Plasma donation has significantly helped recipients with underlying disease that impact their lives daily. Despite the fact that the pandemic assisted in increasing awareness about plasma; social isolation, cleaning practices, and a decrease in donors visiting centers have all had a negative impact on donations around Canada. 

      Covid 19 has been termed as the fifth pandemic to plague the world. Initially, the first case of the novel Coronavirus was identified in Canada and was reported on January 25, 2019 in a 50-year-old Toronto resident who had recently visited Wuhan, the initial epicenter of the outbreak in China. At Sunnybrook Hospital in Toronto, the man was isolated. The initial progression led to a wide spread of the virus around the world. Individuals, families and communities were all left in fear and worry about the virus until a vaccine was produced to allay and reduce their fears. The world was put into isolation in order to reduce the spread of the virus. There were fewer interactions of people around the communities due to the various restrictions. 

      Canadian Plasma Resources took action in ensuring the safety of its donors such as social distancing, hand washing and the use of a face mask. This enabled us to continue to serve our plasma recipients who depended on plasma for survival.  The Canadian plasma resource also practices physical distancing while at our centers.
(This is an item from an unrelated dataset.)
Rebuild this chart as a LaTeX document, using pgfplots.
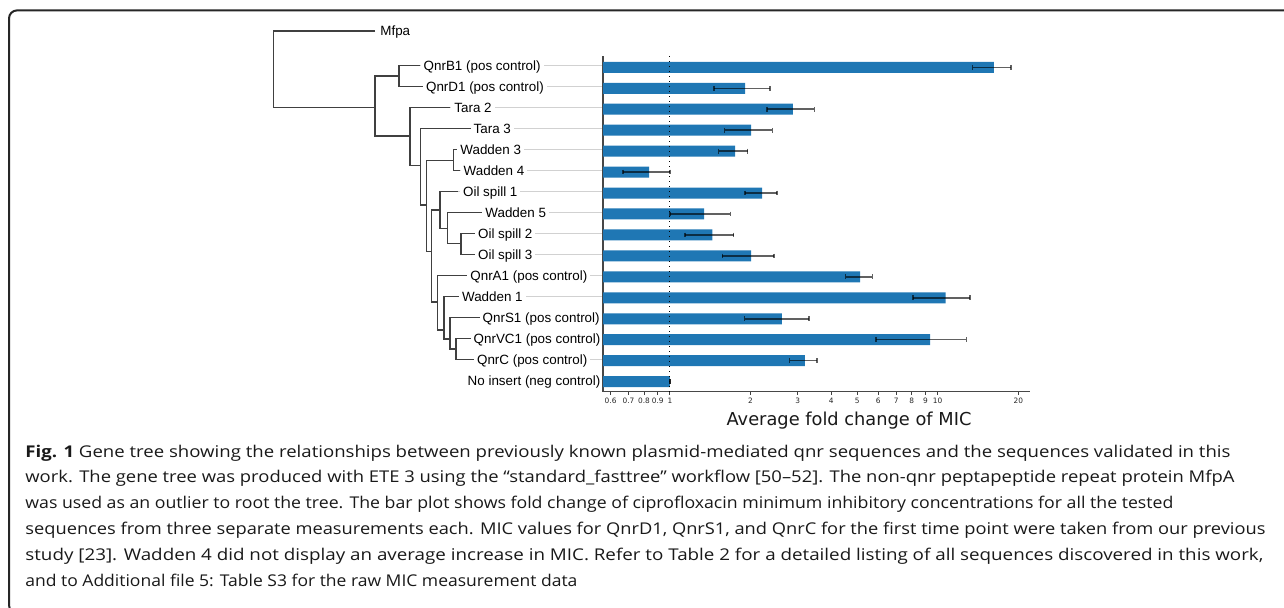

Hand sanitizer use is required upon arrivalAdditionally, to reduce traffic in our centers, we encourage donors to enter the building not more than 5 minutes before their appointment. 

      These plasma donation recipients include people fighting diseases such as cancer, auto immune diseases, clotting disorders, bleeding disorders and infections. These are everyday people like you and me who depend on your plasma donation to maintain the quality of their lives and to live fulfilling lives. With the introduction of the 5th booster vaccine, we have seen a significant increase in the number of donors coming into our facility in order to donate plasma. 

      The eligibility process still remains the same, however we have included more safety measures to ensure your safety while you donate. Also, according to CBC, the incidence of Coronavirus has reduced drastically as compared to when it first emerged. Hence, it is safer to donate. We appreciate your donations each day and are thankful for your contributions in making the world a better place of our various plasma recipients.